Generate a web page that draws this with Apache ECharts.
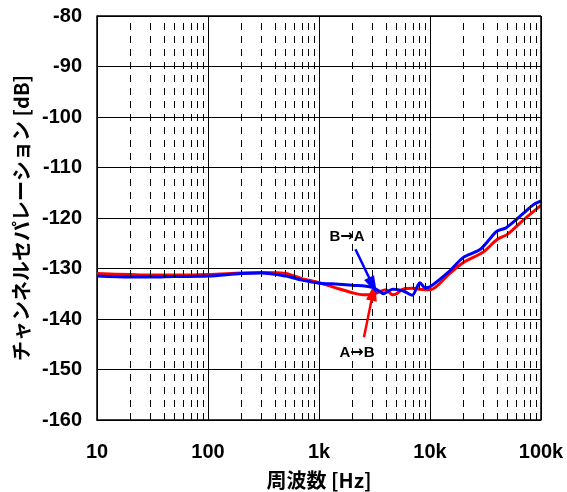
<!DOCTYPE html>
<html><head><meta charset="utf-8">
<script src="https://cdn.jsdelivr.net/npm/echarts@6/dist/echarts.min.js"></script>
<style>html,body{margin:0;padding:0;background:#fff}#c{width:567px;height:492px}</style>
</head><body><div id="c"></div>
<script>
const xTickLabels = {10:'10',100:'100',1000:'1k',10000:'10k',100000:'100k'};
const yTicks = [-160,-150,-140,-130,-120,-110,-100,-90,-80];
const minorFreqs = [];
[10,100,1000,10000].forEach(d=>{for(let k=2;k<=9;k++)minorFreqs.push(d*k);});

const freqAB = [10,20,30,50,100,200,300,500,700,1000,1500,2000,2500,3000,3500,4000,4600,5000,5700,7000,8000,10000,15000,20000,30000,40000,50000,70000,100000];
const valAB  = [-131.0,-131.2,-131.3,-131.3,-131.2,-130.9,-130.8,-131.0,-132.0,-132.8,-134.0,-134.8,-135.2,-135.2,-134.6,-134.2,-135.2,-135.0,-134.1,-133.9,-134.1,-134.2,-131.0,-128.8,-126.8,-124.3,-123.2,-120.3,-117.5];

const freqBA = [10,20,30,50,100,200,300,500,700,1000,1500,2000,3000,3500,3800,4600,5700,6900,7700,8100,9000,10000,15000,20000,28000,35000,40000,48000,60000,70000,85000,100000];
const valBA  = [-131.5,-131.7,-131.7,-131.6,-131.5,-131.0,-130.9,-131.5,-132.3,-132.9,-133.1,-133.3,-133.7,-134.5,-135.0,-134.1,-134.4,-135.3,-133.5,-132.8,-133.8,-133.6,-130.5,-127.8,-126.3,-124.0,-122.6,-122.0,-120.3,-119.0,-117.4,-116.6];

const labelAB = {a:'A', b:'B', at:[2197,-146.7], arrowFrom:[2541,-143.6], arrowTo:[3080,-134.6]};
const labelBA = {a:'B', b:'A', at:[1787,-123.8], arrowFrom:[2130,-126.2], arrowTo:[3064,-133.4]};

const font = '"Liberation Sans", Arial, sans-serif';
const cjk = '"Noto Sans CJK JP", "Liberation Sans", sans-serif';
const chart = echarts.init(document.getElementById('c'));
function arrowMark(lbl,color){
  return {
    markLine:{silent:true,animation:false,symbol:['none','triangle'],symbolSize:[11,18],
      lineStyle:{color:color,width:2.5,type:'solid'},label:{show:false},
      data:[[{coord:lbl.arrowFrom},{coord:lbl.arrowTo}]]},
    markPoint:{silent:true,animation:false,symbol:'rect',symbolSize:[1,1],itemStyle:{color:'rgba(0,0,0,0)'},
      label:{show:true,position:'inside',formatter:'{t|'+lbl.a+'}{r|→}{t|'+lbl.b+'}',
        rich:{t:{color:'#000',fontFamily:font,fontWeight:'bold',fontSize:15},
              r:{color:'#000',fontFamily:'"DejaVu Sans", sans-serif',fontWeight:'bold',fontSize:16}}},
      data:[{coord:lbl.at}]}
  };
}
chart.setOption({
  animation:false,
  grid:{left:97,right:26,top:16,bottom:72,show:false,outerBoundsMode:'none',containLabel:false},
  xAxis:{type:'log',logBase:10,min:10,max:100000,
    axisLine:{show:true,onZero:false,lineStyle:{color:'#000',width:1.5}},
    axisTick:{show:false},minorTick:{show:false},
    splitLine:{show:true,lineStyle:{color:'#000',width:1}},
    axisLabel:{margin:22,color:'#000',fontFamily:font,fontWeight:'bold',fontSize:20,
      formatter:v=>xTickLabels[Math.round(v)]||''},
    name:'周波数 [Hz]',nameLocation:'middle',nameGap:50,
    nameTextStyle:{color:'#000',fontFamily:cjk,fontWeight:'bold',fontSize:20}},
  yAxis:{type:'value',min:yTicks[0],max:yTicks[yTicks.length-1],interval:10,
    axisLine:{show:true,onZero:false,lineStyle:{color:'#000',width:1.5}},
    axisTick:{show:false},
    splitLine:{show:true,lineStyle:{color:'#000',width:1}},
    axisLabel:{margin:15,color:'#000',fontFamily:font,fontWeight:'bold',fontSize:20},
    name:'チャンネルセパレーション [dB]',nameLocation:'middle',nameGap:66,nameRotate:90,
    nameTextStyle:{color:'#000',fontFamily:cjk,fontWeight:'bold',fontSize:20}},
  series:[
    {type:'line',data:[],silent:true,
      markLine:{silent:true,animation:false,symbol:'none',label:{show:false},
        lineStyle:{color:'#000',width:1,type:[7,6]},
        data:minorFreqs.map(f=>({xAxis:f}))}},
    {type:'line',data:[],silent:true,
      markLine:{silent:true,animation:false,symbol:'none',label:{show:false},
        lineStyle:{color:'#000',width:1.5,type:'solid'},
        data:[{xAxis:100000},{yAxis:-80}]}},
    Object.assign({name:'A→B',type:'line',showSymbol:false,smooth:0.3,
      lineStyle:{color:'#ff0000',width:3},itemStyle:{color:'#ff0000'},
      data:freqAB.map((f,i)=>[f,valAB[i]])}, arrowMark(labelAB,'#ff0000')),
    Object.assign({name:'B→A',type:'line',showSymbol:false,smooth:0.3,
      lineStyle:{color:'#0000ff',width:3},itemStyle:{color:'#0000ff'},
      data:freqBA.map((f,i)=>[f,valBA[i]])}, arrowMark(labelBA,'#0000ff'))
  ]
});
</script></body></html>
__________
## Objective
Copy each line above precisely, dropping the pictures.

## Written solution
Generate a web page that draws this with Apache ECharts.
<!DOCTYPE html>
<html><head><meta charset="utf-8">
<script src="https://cdn.jsdelivr.net/npm/echarts@6/dist/echarts.min.js"></script>
<style>html,body{margin:0;padding:0;background:#fff}#c{width:567px;height:492px}</style>
</head><body><div id="c"></div>
<script>
const xTickLabels = {10:'10',100:'100',1000:'1k',10000:'10k',100000:'100k'};
const yTicks = [-160,-150,-140,-130,-120,-110,-100,-90,-80];
const minorFreqs = [];
[10,100,1000,10000].forEach(d=>{for(let k=2;k<=9;k++)minorFreqs.push(d*k);});

const freqAB = [10,20,30,50,100,200,300,500,700,1000,1500,2000,2500,3000,3500,4000,4600,5000,5700,7000,8000,10000,15000,20000,30000,40000,50000,70000,100000];
const valAB  = [-131.0,-131.2,-131.3,-131.3,-131.2,-130.9,-130.8,-131.0,-132.0,-132.8,-134.0,-134.8,-135.2,-135.2,-134.6,-134.2,-135.2,-135.0,-134.1,-133.9,-134.1,-134.2,-131.0,-128.8,-126.8,-124.3,-123.2,-120.3,-117.5];

const freqBA = [10,20,30,50,100,200,300,500,700,1000,1500,2000,3000,3500,3800,4600,5700,6900,7700,8100,9000,10000,15000,20000,28000,35000,40000,48000,60000,70000,85000,100000];
const valBA  = [-131.5,-131.7,-131.7,-131.6,-131.5,-131.0,-130.9,-131.5,-132.3,-132.9,-133.1,-133.3,-133.7,-134.5,-135.0,-134.1,-134.4,-135.3,-133.5,-132.8,-133.8,-133.6,-130.5,-127.8,-126.3,-124.0,-122.6,-122.0,-120.3,-119.0,-117.4,-116.6];

const labelAB = {a:'A', b:'B', at:[2197,-146.7], arrowFrom:[2541,-143.6], arrowTo:[3080,-134.6]};
const labelBA = {a:'B', b:'A', at:[1787,-123.8], arrowFrom:[2130,-126.2], arrowTo:[3064,-133.4]};

const font = '"Liberation Sans", Arial, sans-serif';
const cjk = '"Noto Sans CJK JP", "Liberation Sans", sans-serif';
const chart = echarts.init(document.getElementById('c'));
function arrowMark(lbl,color){
  return {
    markLine:{silent:true,animation:false,symbol:['none','triangle'],symbolSize:[11,18],
      lineStyle:{color:color,width:2.5,type:'solid'},label:{show:false},
      data:[[{coord:lbl.arrowFrom},{coord:lbl.arrowTo}]]},
    markPoint:{silent:true,animation:false,symbol:'rect',symbolSize:[1,1],itemStyle:{color:'rgba(0,0,0,0)'},
      label:{show:true,position:'inside',formatter:'{t|'+lbl.a+'}{r|→}{t|'+lbl.b+'}',
        rich:{t:{color:'#000',fontFamily:font,fontWeight:'bold',fontSize:15},
              r:{color:'#000',fontFamily:'"DejaVu Sans", sans-serif',fontWeight:'bold',fontSize:16}}},
      data:[{coord:lbl.at}]}
  };
}
chart.setOption({
  animation:false,
  grid:{left:97,right:26,top:16,bottom:72,show:false,outerBoundsMode:'none',containLabel:false},
  xAxis:{type:'log',logBase:10,min:10,max:100000,
    axisLine:{show:true,onZero:false,lineStyle:{color:'#000',width:1.5}},
    axisTick:{show:false},minorTick:{show:false},
    splitLine:{show:true,lineStyle:{color:'#000',width:1}},
    axisLabel:{margin:22,color:'#000',fontFamily:font,fontWeight:'bold',fontSize:20,
      formatter:v=>xTickLabels[Math.round(v)]||''},
    name:'周波数 [Hz]',nameLocation:'middle',nameGap:50,
    nameTextStyle:{color:'#000',fontFamily:cjk,fontWeight:'bold',fontSize:20}},
  yAxis:{type:'value',min:yTicks[0],max:yTicks[yTicks.length-1],interval:10,
    axisLine:{show:true,onZero:false,lineStyle:{color:'#000',width:1.5}},
    axisTick:{show:false},
    splitLine:{show:true,lineStyle:{color:'#000',width:1}},
    axisLabel:{margin:15,color:'#000',fontFamily:font,fontWeight:'bold',fontSize:20},
    name:'チャンネルセパレーション [dB]',nameLocation:'middle',nameGap:66,nameRotate:90,
    nameTextStyle:{color:'#000',fontFamily:cjk,fontWeight:'bold',fontSize:20}},
  series:[
    {type:'line',data:[],silent:true,
      markLine:{silent:true,animation:false,symbol:'none',label:{show:false},
        lineStyle:{color:'#000',width:1,type:[7,6]},
        data:minorFreqs.map(f=>({xAxis:f}))}},
    {type:'line',data:[],silent:true,
      markLine:{silent:true,animation:false,symbol:'none',label:{show:false},
        lineStyle:{color:'#000',width:1.5,type:'solid'},
        data:[{xAxis:100000},{yAxis:-80}]}},
    Object.assign({name:'A→B',type:'line',showSymbol:false,smooth:0.3,
      lineStyle:{color:'#ff0000',width:3},itemStyle:{color:'#ff0000'},
      data:freqAB.map((f,i)=>[f,valAB[i]])}, arrowMark(labelAB,'#ff0000')),
    Object.assign({name:'B→A',type:'line',showSymbol:false,smooth:0.3,
      lineStyle:{color:'#0000ff',width:3},itemStyle:{color:'#0000ff'},
      data:freqBA.map((f,i)=>[f,valBA[i]])}, arrowMark(labelBA,'#0000ff'))
  ]
});
</script></body></html>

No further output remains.